IBM announced an important milestone in conversational speech recognition last year. The company managed to develop a system that achieves a 6.9 percent word error rate. Despite the success, IBM continued to work hard on its speech recognition technology and has recently achieved a new industry record of 5.5 percent.
In an official blog post, the company said that the word error rate was measured with the help of recorded conversations between people discussing usual everyday topics like buying a car. These recordings, which are known as the “SWITCHBOARD” corpus, have been used in the industry to benchmark speech recognition systems for more than 20 years.
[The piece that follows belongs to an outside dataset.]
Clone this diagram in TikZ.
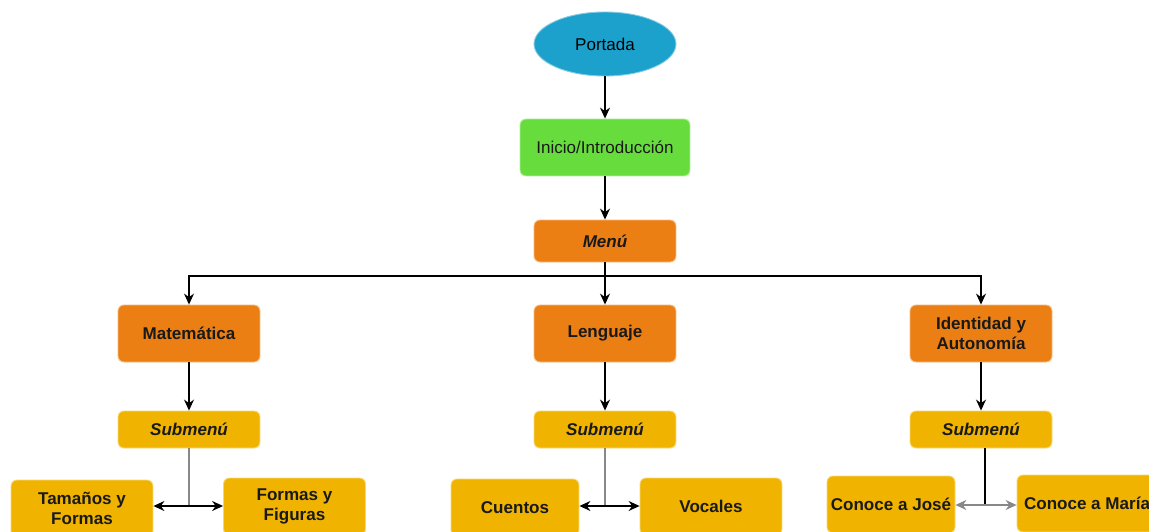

To achieve the new milestone, IBM combined LSTM (Long Short Term Memory) and WaveNet language models with three strong acoustic models.
Companies like IBM and others have always had a goal of reaching human parity with their speech recognition technology. Some have stated in the past that achieving a word error rate of 5.9 percent would get the job done, but IBM is not so sure about this. The company said it believes that human parity is a bit lower than originally thought and has not yet been achieved — 5.1 percent.
What this means is that IBM, as well as other companies working in the field of speech recognition, still have more work to do before the technology reaches human parity. We hope that they will be able to make additional progress soon, as achieving a lower word error rate means that digital assistants like Amazon’s Alexa and others will be able to understand your voice commands a lot better.